Only woman in the race
When it comes to the endorsement, some activists think Ortman’s long career in politics and base of support in the uber-conservative Carver County will give her a leg up in the contest. “I think Sen. Ortman starts out a little bit ahead in terms of the endorsement,” Brehm said. “But do I think there’s room for an outsider who can raise money and is good on the issues? Of course I do.”
Ortman has another attribute that makes her stand out in the field – she’s the only female candidate, a point she highlighted in her campaign announcement.

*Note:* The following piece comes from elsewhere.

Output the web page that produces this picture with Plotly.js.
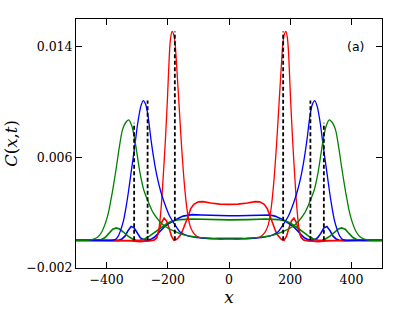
<!DOCTYPE html>
<html>
<head>
<meta charset="utf-8">
<script src="https://cdn.plot.ly/plotly-3.0.1.min.js"></script>
<style>html,body{margin:0;padding:0;background:#fff;}#chart{width:415px;height:312px;}</style>
</head>
<body>
<div id="chart"></div>
<script>
// ---- data ----
// smooth peak curves
const redPeakX = [-500,-400,-320,-270,-250,-240,-233,-228,-222,-215,-208,-201,-195,-191,-186,-181,-176,-171,-163,-155,-146,-137,-128,-118,-105,-90,-60,-30,0,30,60,90,105,118,128,137,146,155,163,171,176,181,186,191,195,201,208,215,222,228,233,240,250,270,320,400,500];
const redPeakY = [0,0,0,-0.00005,0,0.0001,0.0004,0.001,0.0023,0.0046,0.0072,0.0103,0.0134,0.0146,0.0151,0.0149,0.0142,0.0126,0.0097,0.0068,0.0041,0.0022,0.0011,0.0006,0.0003,0.00017,0.00015,0.00015,0.00015,0.00015,0.00015,0.00017,0.0003,0.0006,0.0011,0.0022,0.0041,0.0068,0.0097,0.0126,0.0142,0.0149,0.0151,0.0146,0.0134,0.0103,0.0072,0.0046,0.0023,0.001,0.0004,0.0001,0,-0.00005,0,0,0];

const bluePeakX = [-500,-420,-390,-372,-362,-353,-344,-336,-328,-320,-308,-298,-288,-280,-272,-264,-255,-245,-235,-224,-211,-195,-176,-160,-143,-120,-80,-40,0,40,80,120,143,160,176,195,211,224,235,245,255,264,272,280,288,298,308,320,328,336,344,353,362,372,390,420,500];
const bluePeakY = [0,0,0,0.00005,0.0003,0.0008,0.0015,0.00245,0.0036,0.0049,0.0068,0.0085,0.0097,0.0101,0.0098,0.0089,0.0073,0.0058,0.0046,0.0036,0.0027,0.0018,0.0011,0.0006,0.0004,0.00025,0.00015,0.0001,0.0001,0.0001,0.00015,0.00025,0.0004,0.0006,0.0011,0.0018,0.0027,0.0036,0.0046,0.0058,0.0073,0.0089,0.0098,0.0101,0.0097,0.0085,0.0068,0.0049,0.0036,0.00245,0.0015,0.0008,0.0003,0.00005,0,0,0];

const greenPeakX = [-500,-470,-448,-430,-416,-403,-394,-386,-378,-368,-358,-348,-338,-328,-318,-308,-291,-278,-266,-248,-228,-208,-183,-148,-98,-50,0,50,98,148,183,208,228,248,266,278,291,308,318,328,338,348,358,368,378,386,394,403,416,430,448,470,500];
const greenPeakY = [0,0,0.00005,0.00022,0.0006,0.0013,0.002,0.0029,0.0039,0.0053,0.0068,0.008,0.0085,0.0087,0.0083,0.0073,0.0049,0.0036,0.0029,0.002,0.0014,0.001,0.0007,0.0004,0.00022,0.00012,0.0001,0.00012,0.00022,0.0004,0.0007,0.001,0.0014,0.002,0.0029,0.0036,0.0049,0.0073,0.0083,0.0087,0.0085,0.008,0.0068,0.0053,0.0039,0.0029,0.002,0.0013,0.0006,0.00022,0.00005,0,0];

// noisy plateau curves
const redNoisyX = [-500,-400,-320,-290,-260,-245,-236,-228,-220,-212,-204,-196,-188,-180,-172,-165,-158,-150,-142,-134,-125,-115,-100,-85,-60,-30,0,30,60,85,100,115,125,134,142,150,158,165,172,180,188,196,204,212,220,228,236,245,260,290,320,400,500];
const redNoisyY = [0,0,-0.00005,-0.0001,-0.00005,0,0.0002,0.0007,0.0013,0.0016,0.0014,0.0009,0.0003,0,0.00005,0.0002,0.0004,0.0008,0.0012,0.0017,0.0023,0.0026,0.00278,0.0028,0.0027,0.00262,0.0026,0.00262,0.0027,0.0028,0.00278,0.0026,0.0023,0.0017,0.0012,0.0008,0.0004,0.0002,0.00005,0,0.0003,0.0009,0.0014,0.0016,0.0013,0.0007,0.0002,0,-0.00005,-0.0001,-0.00005,0,0];

const blueNoisyX = [-500,-420,-380,-360,-350,-340,-330,-320,-310,-300,-290,-280,-266,-254,-245,-236,-228,-219,-210,-200,-190,-178,-165,-150,-135,-120,-90,-60,-30,0,30,60,90,120,135,150,165,178,190,200,210,219,228,236,245,254,266,280,290,300,310,320,330,340,350,360,380,420,500];
const blueNoisyY = [0,0,-0.00003,0,0.0001,0.0003,0.0007,0.001,0.0009,0.0005,0.0002,0.00005,0,0.0001,0.0002,0.0004,0.0006,0.0008,0.001,0.00118,0.0013,0.00148,0.0016,0.00175,0.00183,0.00186,0.00183,0.0018,0.00178,0.00178,0.00178,0.0018,0.00183,0.00186,0.00183,0.00175,0.0016,0.00148,0.0013,0.00118,0.001,0.0008,0.0006,0.0004,0.0002,0.0001,0,0.00005,0.0002,0.0005,0.0009,0.001,0.0007,0.0003,0.0001,0,-0.00003,0,0];

const greenNoisyX = [-500,-440,-420,-405,-392,-380,-368,-358,-345,-330,-315,-303,-290,-275,-260,-245,-230,-215,-200,-185,-160,-120,-60,0,60,120,160,185,200,215,230,245,260,275,290,303,315,330,345,358,368,380,392,405,420,440,500];
const greenNoisyY = [0,0,0.00003,0.0002,0.0005,0.0008,0.0009,0.00082,0.0006,0.0003,0.0001,0,0.00002,0.00012,0.0003,0.00055,0.0008,0.00105,0.00125,0.0014,0.0015,0.00154,0.0015,0.00148,0.0015,0.00154,0.0015,0.0014,0.00125,0.00105,0.0008,0.00055,0.0003,0.00012,0.00002,0,0.0001,0.0003,0.0006,0.00082,0.0009,0.0008,0.0005,0.0002,0.00003,0,0];

// dashed light-cone markers
const dashX = [-310,-266,-177,177,266,310];
const dashTop = [0.0085,0.0101,0.0151,0.0151,0.0101,0.0085];

// axis ticks
const xTicks = [-400,-200,0,200,400];
const xTickText = ['\u2212400','\u2212200','0','200','400'];
const yTicks = [-0.002,0.006,0.014];
const yTickText = ['\u22120.002','0.006','0.014'];

const RED = '#ff0000', BLUE = '#0000ff', GREEN = '#008000';

function line(x, y, color, w, shape) {
  return {x: x, y: y, type: 'scatter', mode: 'lines', hoverinfo: 'skip',
          line: {color: color, width: w, shape: shape || 'spline', smoothing: 0.8}};
}

const traces = [
  line(redNoisyX, redNoisyY, RED, 1.6, 'linear'),
  line(blueNoisyX, blueNoisyY, BLUE, 1.6, 'linear'),
  line(greenNoisyX, greenNoisyY, GREEN, 1.6, 'linear'),
  line(redPeakX, redPeakY, RED, 1.3),
  line(bluePeakX, bluePeakY, BLUE, 1.3),
  line(greenPeakX, greenPeakY, GREEN, 1.3)
];
for (let i = 0; i < dashX.length; i++) {
  traces.push({x: [dashX[i], dashX[i]], y: [0, dashTop[i]], type: 'scatter', mode: 'lines',
    hoverinfo: 'skip', line: {color: '#000', width: 1.8, dash: '4px,2.5px'}});
}

const tickFont = {family: 'DejaVu Serif', size: 12.5, color: '#000'};
const layout = {
  width: 415, height: 312,
  margin: {l: 76, r: 33, t: 19, b: 44, pad: 0},
  paper_bgcolor: '#fff', plot_bgcolor: '#fff',
  showlegend: false,
  xaxis: {
    range: [-500, 500], tickvals: xTicks, ticktext: xTickText,
    ticks: 'inside', ticklen: 6, tickwidth: 1, tickcolor: '#000',
    showline: true, linecolor: '#000', linewidth: 1, mirror: 'allticks',
    showgrid: false, zeroline: false, tickfont: tickFont,
    title: {text: '<i>x</i>', font: {family: 'DejaVu Serif', size: 17, color: '#000'}, standoff: 5}
  },
  yaxis: {
    range: [-0.002, 0.016], tickvals: yTicks, ticktext: yTickText,
    ticks: 'inside', ticklen: 6, tickwidth: 1, tickcolor: '#000',
    showline: true, linecolor: '#000', linewidth: 1, mirror: 'allticks',
    showgrid: false, zeroline: false, tickfont: tickFont,
    title: {text: '<i>C</i>(<i>x</i>,<i>t</i>)', font: {family: 'DejaVu Serif', size: 16.5, color: '#000'}, standoff: 4}
  },
  annotations: [{
    text: '(a)', xref: 'paper', yref: 'paper', x: 0.913, y: 0.89,
    xanchor: 'center', yanchor: 'middle', showarrow: false,
    font: {family: 'DejaVu Sans', size: 12.5, color: '#000'}
  }]
};

Plotly.newPlot('chart', traces, layout, {staticPlot: true, displayModeBar: false});
</script>
</body>
</html>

“We need a strong, independent-minded woman, maybe a mom,” Ortman said to applause from the audience. Jennifer DeJournett, head of the Voices of Conservative Women political fund, said female candidates like Ortman will be important in attracting strategically critical “suburban soccer mom” votes in any statewide race. DeJournett and her group have not yet screened Ortman as a potential candidate to support.
DeJournett said Ortman’s campaign team will also be something other activists watch. Ortman has so far enlisted former Bachmann aide Andy Parrish and former Waconia City Councilor Jim Sanborn to help with her bid.
McFadden has had help from former Norm Coleman staffer Tom Erickson since the start of his campaign, and last week he announced that both Coleman and former U.S. Sen. Rod Grams would serve as honorary co-chairs of his campaign. His campaign manager, Molly Corrigan Cronin, is co-chair of the Republican Party of Minnesota’s Elephant Club – a vital segment of the party’s traditional large donors – and serves on the Board of Directors for the conservative think tank Center of the American Experiment.
“Money is going to be a big issue, but it’s not everything,” DeJournett said. “People are going to be looking at if she can she build a strong ground game, and is she building a campaign team that is strong and loyal to her.”